→ **THE EXERCISE**
Output the lines exactly, from the one where "Rebuild this chart" appears through the one where "from matplotlib.ticker import MultipleLocator" appears. Images are left out.

→ **Figure scripts**
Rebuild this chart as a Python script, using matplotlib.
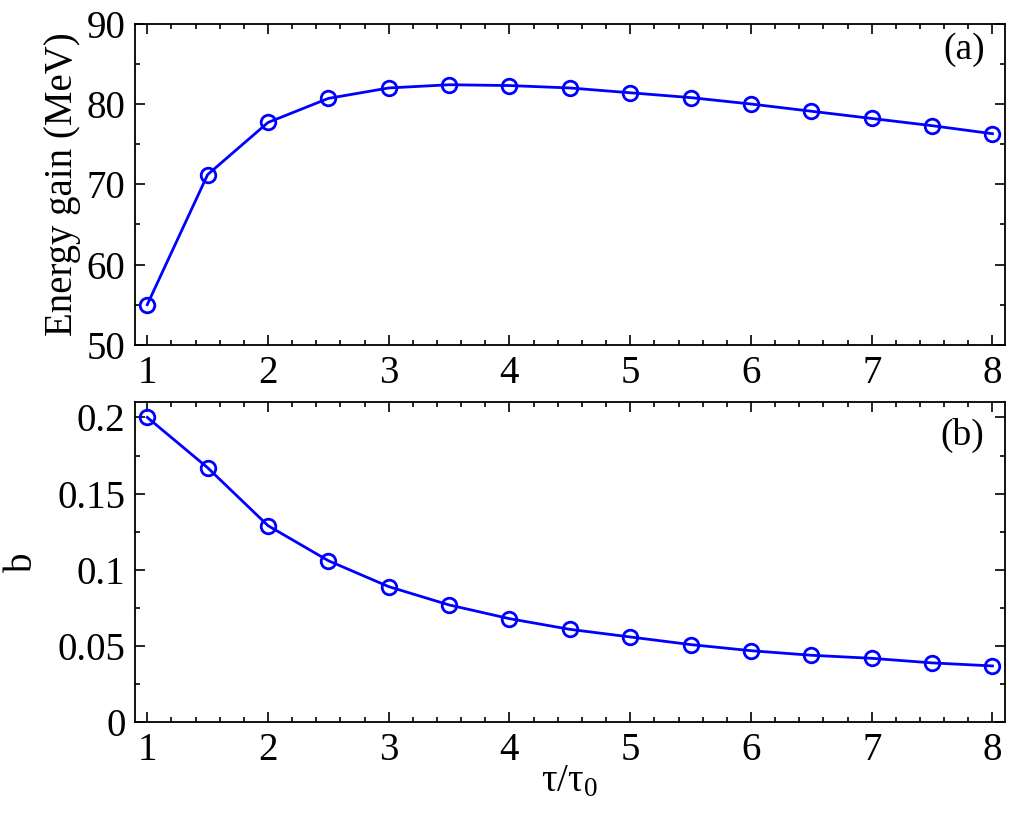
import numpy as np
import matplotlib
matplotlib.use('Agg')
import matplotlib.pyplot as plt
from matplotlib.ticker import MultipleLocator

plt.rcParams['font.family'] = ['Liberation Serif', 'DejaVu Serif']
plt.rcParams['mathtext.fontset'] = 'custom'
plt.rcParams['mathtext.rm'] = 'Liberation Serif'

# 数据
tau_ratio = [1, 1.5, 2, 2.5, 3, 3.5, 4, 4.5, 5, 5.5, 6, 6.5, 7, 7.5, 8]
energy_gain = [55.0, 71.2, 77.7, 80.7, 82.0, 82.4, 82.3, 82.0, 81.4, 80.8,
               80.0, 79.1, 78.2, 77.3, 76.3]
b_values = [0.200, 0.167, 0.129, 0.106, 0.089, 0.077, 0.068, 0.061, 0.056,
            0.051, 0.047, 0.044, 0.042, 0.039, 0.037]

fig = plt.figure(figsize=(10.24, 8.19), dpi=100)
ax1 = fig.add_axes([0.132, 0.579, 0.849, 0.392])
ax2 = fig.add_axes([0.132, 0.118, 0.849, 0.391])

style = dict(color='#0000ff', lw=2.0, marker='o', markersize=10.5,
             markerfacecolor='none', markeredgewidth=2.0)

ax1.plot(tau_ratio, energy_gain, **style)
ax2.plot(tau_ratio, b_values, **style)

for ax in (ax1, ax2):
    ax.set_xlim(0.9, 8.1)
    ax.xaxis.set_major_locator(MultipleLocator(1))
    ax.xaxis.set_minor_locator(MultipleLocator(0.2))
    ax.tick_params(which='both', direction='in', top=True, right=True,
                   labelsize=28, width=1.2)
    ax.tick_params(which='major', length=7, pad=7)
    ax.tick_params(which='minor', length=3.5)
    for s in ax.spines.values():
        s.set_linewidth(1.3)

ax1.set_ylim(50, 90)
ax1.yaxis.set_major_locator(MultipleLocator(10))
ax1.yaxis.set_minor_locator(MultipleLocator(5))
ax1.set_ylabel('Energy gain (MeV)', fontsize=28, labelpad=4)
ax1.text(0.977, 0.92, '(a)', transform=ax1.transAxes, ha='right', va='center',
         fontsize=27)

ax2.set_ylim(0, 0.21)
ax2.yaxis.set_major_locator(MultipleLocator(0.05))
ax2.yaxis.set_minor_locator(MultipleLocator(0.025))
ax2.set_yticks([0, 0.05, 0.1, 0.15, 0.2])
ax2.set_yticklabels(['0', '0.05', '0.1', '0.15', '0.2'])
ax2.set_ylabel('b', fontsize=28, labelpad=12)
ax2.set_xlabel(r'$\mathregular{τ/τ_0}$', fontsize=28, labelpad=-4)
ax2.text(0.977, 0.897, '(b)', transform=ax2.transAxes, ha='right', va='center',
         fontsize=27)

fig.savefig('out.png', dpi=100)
---
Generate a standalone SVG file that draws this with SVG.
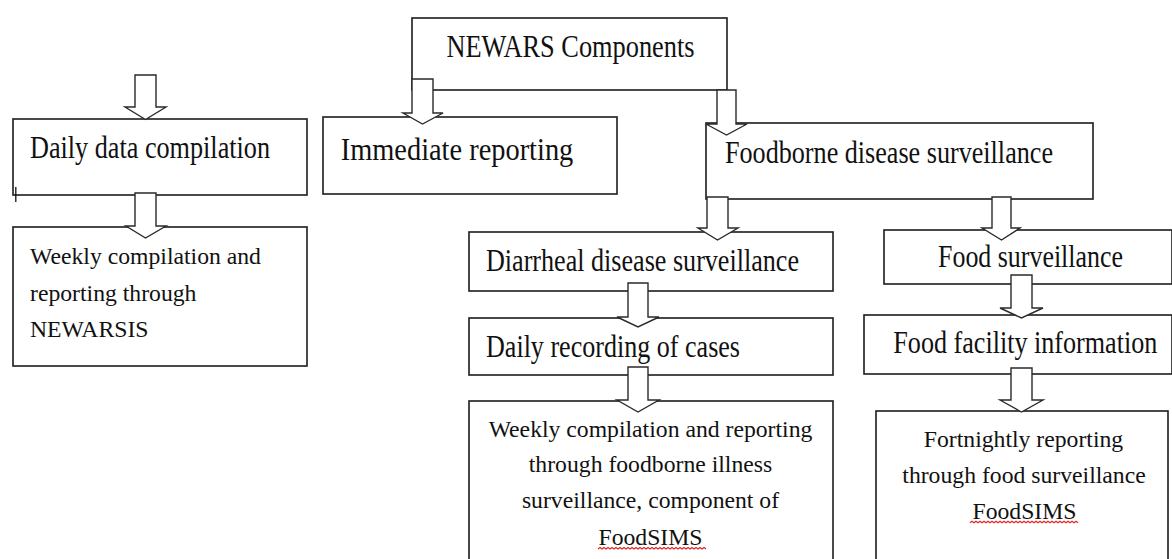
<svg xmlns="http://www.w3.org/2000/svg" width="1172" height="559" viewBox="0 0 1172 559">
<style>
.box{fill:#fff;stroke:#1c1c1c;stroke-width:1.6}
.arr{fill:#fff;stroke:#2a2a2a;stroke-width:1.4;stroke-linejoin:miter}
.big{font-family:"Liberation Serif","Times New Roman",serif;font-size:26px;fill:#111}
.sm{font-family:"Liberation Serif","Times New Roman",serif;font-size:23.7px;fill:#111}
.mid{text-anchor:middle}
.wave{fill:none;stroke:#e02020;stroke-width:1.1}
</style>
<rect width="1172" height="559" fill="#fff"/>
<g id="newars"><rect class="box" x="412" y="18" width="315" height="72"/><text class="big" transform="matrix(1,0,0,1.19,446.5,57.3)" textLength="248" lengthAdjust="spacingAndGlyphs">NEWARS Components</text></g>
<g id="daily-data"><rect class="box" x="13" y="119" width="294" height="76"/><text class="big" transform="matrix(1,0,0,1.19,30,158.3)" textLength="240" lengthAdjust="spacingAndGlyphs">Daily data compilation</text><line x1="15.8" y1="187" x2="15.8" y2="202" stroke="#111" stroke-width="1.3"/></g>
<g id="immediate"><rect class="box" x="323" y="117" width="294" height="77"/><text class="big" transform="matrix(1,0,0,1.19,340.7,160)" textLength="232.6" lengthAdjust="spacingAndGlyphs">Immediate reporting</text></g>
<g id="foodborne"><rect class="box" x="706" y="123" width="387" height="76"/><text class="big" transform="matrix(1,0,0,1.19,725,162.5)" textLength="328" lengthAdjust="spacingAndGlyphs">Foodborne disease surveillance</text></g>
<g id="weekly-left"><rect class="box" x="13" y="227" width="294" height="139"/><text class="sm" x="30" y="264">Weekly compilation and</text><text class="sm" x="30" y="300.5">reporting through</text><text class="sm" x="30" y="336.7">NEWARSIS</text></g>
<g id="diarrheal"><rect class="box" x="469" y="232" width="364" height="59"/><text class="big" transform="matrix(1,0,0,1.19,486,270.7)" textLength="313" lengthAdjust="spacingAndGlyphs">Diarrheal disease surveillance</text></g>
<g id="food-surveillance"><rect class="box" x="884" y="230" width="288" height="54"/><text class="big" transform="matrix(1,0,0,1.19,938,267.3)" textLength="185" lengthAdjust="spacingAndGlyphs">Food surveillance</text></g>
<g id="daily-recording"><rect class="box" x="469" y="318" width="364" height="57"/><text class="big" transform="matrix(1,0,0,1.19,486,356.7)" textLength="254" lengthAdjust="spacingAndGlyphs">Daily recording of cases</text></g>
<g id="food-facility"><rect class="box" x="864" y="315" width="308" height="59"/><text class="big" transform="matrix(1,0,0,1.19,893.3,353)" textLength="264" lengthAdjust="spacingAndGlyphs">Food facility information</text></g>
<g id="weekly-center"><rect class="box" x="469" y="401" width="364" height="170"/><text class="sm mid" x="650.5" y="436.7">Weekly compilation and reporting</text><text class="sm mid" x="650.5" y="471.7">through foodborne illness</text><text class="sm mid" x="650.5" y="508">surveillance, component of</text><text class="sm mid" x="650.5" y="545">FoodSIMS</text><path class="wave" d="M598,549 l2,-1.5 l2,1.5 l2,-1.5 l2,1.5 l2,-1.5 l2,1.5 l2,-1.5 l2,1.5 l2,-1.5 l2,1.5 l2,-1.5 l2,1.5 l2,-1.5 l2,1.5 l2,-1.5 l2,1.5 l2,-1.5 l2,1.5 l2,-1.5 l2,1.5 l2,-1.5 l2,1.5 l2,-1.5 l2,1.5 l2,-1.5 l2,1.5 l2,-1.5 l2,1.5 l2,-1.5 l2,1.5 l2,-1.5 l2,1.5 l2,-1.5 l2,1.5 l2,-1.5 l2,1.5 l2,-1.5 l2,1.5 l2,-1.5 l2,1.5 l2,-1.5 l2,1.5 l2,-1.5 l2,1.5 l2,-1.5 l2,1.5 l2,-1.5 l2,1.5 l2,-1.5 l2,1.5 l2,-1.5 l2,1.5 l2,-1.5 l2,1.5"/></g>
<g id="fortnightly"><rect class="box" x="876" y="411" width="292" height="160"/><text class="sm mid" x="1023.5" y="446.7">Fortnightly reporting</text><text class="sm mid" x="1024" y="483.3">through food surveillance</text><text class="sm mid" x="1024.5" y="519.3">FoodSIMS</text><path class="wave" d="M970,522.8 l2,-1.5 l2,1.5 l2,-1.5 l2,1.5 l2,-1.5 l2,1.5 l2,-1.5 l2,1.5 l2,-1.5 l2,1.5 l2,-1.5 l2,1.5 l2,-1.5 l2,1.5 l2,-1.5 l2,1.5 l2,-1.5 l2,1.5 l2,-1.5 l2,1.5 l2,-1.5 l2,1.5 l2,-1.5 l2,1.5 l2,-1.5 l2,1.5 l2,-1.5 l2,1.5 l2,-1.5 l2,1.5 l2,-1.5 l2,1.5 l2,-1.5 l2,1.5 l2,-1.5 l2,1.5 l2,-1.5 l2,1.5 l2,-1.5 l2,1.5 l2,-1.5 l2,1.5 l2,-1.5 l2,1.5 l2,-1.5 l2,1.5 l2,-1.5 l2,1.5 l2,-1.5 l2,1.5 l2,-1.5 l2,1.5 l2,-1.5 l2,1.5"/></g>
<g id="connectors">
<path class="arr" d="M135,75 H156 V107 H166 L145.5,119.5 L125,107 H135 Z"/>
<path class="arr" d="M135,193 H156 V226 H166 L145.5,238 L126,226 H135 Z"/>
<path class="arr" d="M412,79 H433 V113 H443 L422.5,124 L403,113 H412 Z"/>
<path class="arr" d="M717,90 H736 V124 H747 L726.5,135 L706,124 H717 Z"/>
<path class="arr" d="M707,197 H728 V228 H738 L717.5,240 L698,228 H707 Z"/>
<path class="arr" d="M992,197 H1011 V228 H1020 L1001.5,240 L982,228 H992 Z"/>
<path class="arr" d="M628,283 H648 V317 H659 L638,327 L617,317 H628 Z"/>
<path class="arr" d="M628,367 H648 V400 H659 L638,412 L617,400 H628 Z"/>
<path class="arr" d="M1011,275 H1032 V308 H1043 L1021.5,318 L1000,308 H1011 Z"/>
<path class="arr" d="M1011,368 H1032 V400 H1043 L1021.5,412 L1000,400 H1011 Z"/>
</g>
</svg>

→ **TASK RESPONSE**
Rebuild this chart as a Python script, using matplotlib.
import numpy as np
import matplotlib
matplotlib.use('Agg')
import matplotlib.pyplot as plt
from matplotlib.ticker import MultipleLocator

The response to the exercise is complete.